Wednesday, January 20, 2016

On the Facts, Product Monograph Does Not Induce Infringement

Bayer Inc v Fresenius Kabi Canada Ltd / moxifloxacin (NOC) 2016 FCA 13 Stratas JA, aff’g 2015 FC 797 Strickland J aff’g 2015 FC 388 Lafrenière J (here) (sub nom Bayer Inc v Pharmaceutical Partners of Canada Inc)
            2,378,424 / moxifloxacin / AVELOX

The ‘424 patent is a formulation patent claiming an aqueous formulation of moxifloxacin and from 0.4% to 0.9% (w/v) of sodium chloride. Fresenius Kabi’s moxifloxacin product is capable of being used post-sale to make the formulation, though it can also be used for non-infringing uses. In the motion giving rise to this appeal, Lafrenière J struck the portions of Bayer’s application for an order of prohibition alleging infringement or inducing the infringement of the ‘424 patent. Only the inducement issue was appealed. While Strickland J’s decision does not appear to be publicly available, we are told that “the Federal Court reached the same result as the Prothonotary for substantially the same reasons” [3]. As discussed at length in my post on Lafrenière J’s decision, the law of inducement raises some very difficult issues, particularly in a case such as this one, where the allegedly infringing product is capable of both infringing and non-infringing uses.

While the law on inducement is complex, those complexities are not necessarily raised on the facts of any particular case.
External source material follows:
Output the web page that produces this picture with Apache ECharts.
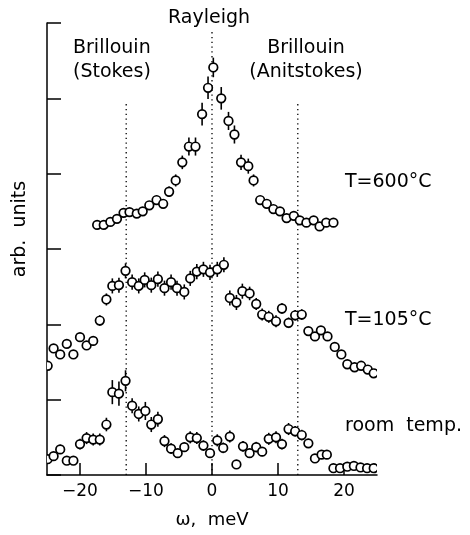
<!DOCTYPE html>
<html>
<head>
<meta charset="utf-8">
<script src="https://cdn.jsdelivr.net/npm/echarts@6/dist/echarts.min.js"></script>
<style>html,body{margin:0;padding:0;background:#fff}#c{width:470px;height:535px}</style>
</head>
<body>
<div id="c"></div>
<script>
// ---- data ----
const xTicks = [-20, -10, 0, 10, 20];
const refLineX = [-13, 0, 13];
const refLineTop = [4.93, 5.9, 4.93];

const t600X = [-17.4,-16.4,-15.4,-14.4,-13.4,-12.5,-11.4,-10.5,-9.5,-8.4,-7.4,-6.5,-5.5,-4.5,-3.5,-2.5,-1.5,-0.6,0.2,1.4,2.5,3.4,4.4,5.5,6.3,7.3,8.3,9.3,10.3,11.3,12.4,13.3,14.3,15.4,16.3,17.3,18.4];
const t600Y = [3.32,3.32,3.36,3.40,3.48,3.49,3.47,3.50,3.58,3.65,3.60,3.76,3.91,4.15,4.36,4.36,4.79,5.14,5.41,5.00,4.70,4.52,4.15,4.10,3.91,3.65,3.60,3.53,3.50,3.41,3.44,3.38,3.35,3.38,3.30,3.35,3.35];
const t600E = [0.03,0.03,0.03,0.03,0.04,0.04,0.04,0.04,0.05,0.06,0.06,0.07,0.08,0.09,0.12,0.12,0.15,0.15,0.13,0.15,0.12,0.12,0.1,0.1,0.08,0.05,0.05,0.04,0.04,0.04,0.04,0.04,0.03,0.03,0.03,0.03,0.03];

const t105X = [-24.9,-24.0,-23.0,-22.0,-21.0,-20.0,-19.0,-18.0,-17.0,-16.0,-15.1,-14.1,-13.1,-12.1,-11.1,-10.2,-9.2,-8.2,-7.2,-6.2,-5.3,-4.2,-3.3,-2.3,-1.3,-0.3,0.8,1.8,2.7,3.7,4.6,5.7,6.7,7.6,8.6,9.7,10.6,11.6,12.6,13.6,14.6,15.6,16.5,17.5,18.6,19.6,20.5,21.6,22.6,23.6,24.5];
const t105Y = [1.45,1.68,1.60,1.74,1.60,1.83,1.72,1.78,2.05,2.33,2.51,2.52,2.71,2.56,2.51,2.59,2.52,2.60,2.48,2.56,2.48,2.43,2.61,2.70,2.73,2.69,2.73,2.79,2.35,2.29,2.44,2.41,2.27,2.13,2.10,2.04,2.21,2.02,2.12,2.13,1.91,1.84,1.92,1.84,1.70,1.60,1.47,1.43,1.45,1.40,1.35];
const t105E = [0.05,0.05,0.05,0.05,0.05,0.05,0.05,0.06,0.07,0.08,0.1,0.1,0.1,0.1,0.1,0.1,0.1,0.1,0.1,0.1,0.1,0.1,0.1,0.1,0.1,0.1,0.1,0.1,0.1,0.1,0.1,0.09,0.08,0.08,0.08,0.08,0.07,0.07,0.07,0.07,0.05,0.05,0.05,0.04,0.04,0.04,0.04,0.04,0.04,0.04,0.04];

const roomX = [-24.9,-24.0,-23.0,-22.0,-21.0,-20.0,-19.0,-18.0,-17.0,-16.0,-15.1,-14.1,-13.1,-12.1,-11.1,-10.1,-9.2,-8.2,-7.2,-6.2,-5.2,-4.2,-3.3,-2.3,-1.3,-0.3,0.8,1.7,2.7,3.7,4.7,5.7,6.7,7.6,8.6,9.7,10.6,11.6,12.6,13.6,14.6,15.6,16.6,17.4,18.4,19.4,20.5,21.5,22.5,23.5,24.5];
const roomY = [0.21,0.25,0.34,0.19,0.19,0.41,0.49,0.47,0.47,0.67,1.10,1.08,1.25,0.92,0.81,0.85,0.67,0.74,0.45,0.35,0.29,0.37,0.50,0.49,0.39,0.29,0.46,0.36,0.51,0.14,0.38,0.29,0.37,0.31,0.48,0.50,0.41,0.61,0.58,0.53,0.42,0.22,0.27,0.27,0.09,0.09,0.11,0.12,0.10,0.09,0.09];
const roomE = [0.05,0.05,0.06,0.05,0.05,0.07,0.08,0.08,0.08,0.09,0.16,0.16,0.14,0.1,0.1,0.12,0.1,0.1,0.08,0.07,0.06,0.06,0.08,0.08,0.07,0.06,0.08,0.07,0.08,0.03,0.07,0.06,0.07,0.06,0.08,0.08,0.07,0.08,0.07,0.07,0.06,0.04,0.04,0.04,0.03,0.03,0.03,0.03,0.03,0.03,0.03];

const FONT = '"DejaVu Sans", sans-serif';

function zip(xs, ys, es) { return xs.map((x, i) => [x, ys[i], es[i]]); }

function renderItem(params, api) {
  const x = api.value(0), y = api.value(1), e = api.value(2);
  const c = api.coord([x, y]);
  const t = api.coord([x, y + e]);
  const b = api.coord([x, y - e]);
  return {
    type: 'group',
    children: [
      { type: 'line', shape: { x1: c[0], y1: t[1], x2: c[0], y2: b[1] }, style: { stroke: '#000', lineWidth: 1.6 } },
      { type: 'circle', shape: { cx: c[0], cy: c[1], r: 4.3 }, style: { fill: '#fff', stroke: '#000', lineWidth: 1.7 } }
    ]
  };
}

const chart = echarts.init(document.getElementById('c'), null, { renderer: 'canvas' });

const series = [];
refLineX.forEach((x, i) => {
  series.push({
    type: 'line', data: [[x, 0], [x, refLineTop[i]]], symbol: 'none', silent: true,
    lineStyle: { color: '#000', width: 1.3, type: [1.3, 3.5] }, z: 1
  });
});
[[t600X, t600Y, t600E], [t105X, t105Y, t105E], [roomX, roomY, roomE]].forEach(d => {
  series.push({ type: 'custom', renderItem: renderItem, data: zip(d[0], d[1], d[2]), clip: true, z: 3 });
});

const ann = (text, x, y, align) => ({
  type: 'text', x: x, y: y, silent: true,
  style: { text: text, font: '19px ' + FONT, fill: '#000', textAlign: align || 'center', textVerticalAlign: 'middle' }
});

chart.setOption({
  animation: false,
  backgroundColor: '#fff',
  grid: { left: 47, right: 93, top: 23, bottom: 60, containLabel: false },
  xAxis: {
    type: 'value', min: -25, max: 25,
    name: 'ω,  meV', nameLocation: 'middle', nameGap: 36,
    nameTextStyle: { fontFamily: FONT, fontSize: 18, color: '#000' },
    axisLine: { onZero: false, lineStyle: { color: '#000', width: 1.5 } },
    axisTick: { inside: true, length: 12, customValues: xTicks, lineStyle: { color: '#000', width: 1.5 } },
    axisLabel: {
      customValues: xTicks, margin: 8, fontFamily: FONT, fontSize: 17, color: '#000',
      formatter: v => (v < 0 ? '\u2212' + Math.abs(v) : String(v))
    },
    splitLine: { show: false }
  },
  yAxis: {
    type: 'value', min: 0, max: 6, interval: 1,
    axisLine: { show: true, onZero: false, lineStyle: { color: '#000', width: 1.5 } },
    axisTick: { show: true, inside: true, length: 14, lineStyle: { color: '#000', width: 1.5 } },
    axisLabel: { show: false },
    splitLine: { show: false }
  },
  graphic: [
    ann('Rayleigh', 209, 18),
    ann('Brillouin', 73, 48, 'left'),
    ann('(Stokes)', 73, 72, 'left'),
    ann('Brillouin', 306, 48),
    ann('(Anitstokes)', 306, 72),
    ann('T=600°C', 345, 182, 'left'),
    ann('T=105°C', 345, 320, 'left'),
    ann('room  temp.', 345, 426, 'left'),
    { type: 'text', x: 20, y: 229, rotation: Math.PI / 2, silent: true,
      style: { text: 'arb.  units', font: '19px ' + FONT, fill: '#000', textAlign: 'center', textVerticalAlign: 'middle' } }
  ],
  series: series
});
</script>
</body>
</html>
In my post on Lafrenière J’s decision I pointed to the statement in the Product Monograph that “Moxifloxacin injection is compatible with the following intravenous solutions at ratios from 1:10 to 10:1: [including] 0.9% Sodium Chloride Injection, USP,” saying that “As I understand the facts, the first use would be infringing, though the following five would not.” But reading a decision is not the same thing as reading the full record, and in this case the FCA stated that the FC “found as a factual matter that the product monograph in question does not instruct or direct that Fresenius’ product is to be co-administered or co-administered with 0.9% sodium chloride (at paragraphs 59-61).” That being the case, the appeal was dismissed. This would seem to imply that a statement on a Product Monograph that a product can be used for an infringing purpose does not in itself constitute “instruction or direction” and therefore cannot constitute inducement. However, without Strickland J’s decision, it is difficult to put this holding in context.

Stratas JA also discussed the standard of review. He noted that on the authority of Housen 2002 SCC 33, the appropriate standard of review would be palpable and overriding error, but Federal Court precedent is that the standard of review is different in an appeal from a Rule 51 appeal; the FCA “may interfere with the Federal Court’s decision where the Federal Court had no grounds to interfere with the Prothonotary’s decision or, in the event such grounds existed, if the decision of the Federal Court was arrived at on a wrong basis or was plainly wrong” [6]. Stratas JA strongly suggested that the time has come to abandon this different standard of review and apply the Housen standard [7], but given that he had not received full argument on that issue, the lower standard would be applied, and in any event the standard of review made no difference in the result [8]. This is a clear invitation to argue that the Housen standard should apply in an appeal from a Rule 51 appeal.

UPDATE: Strickland J's FC decision has now been released: see here.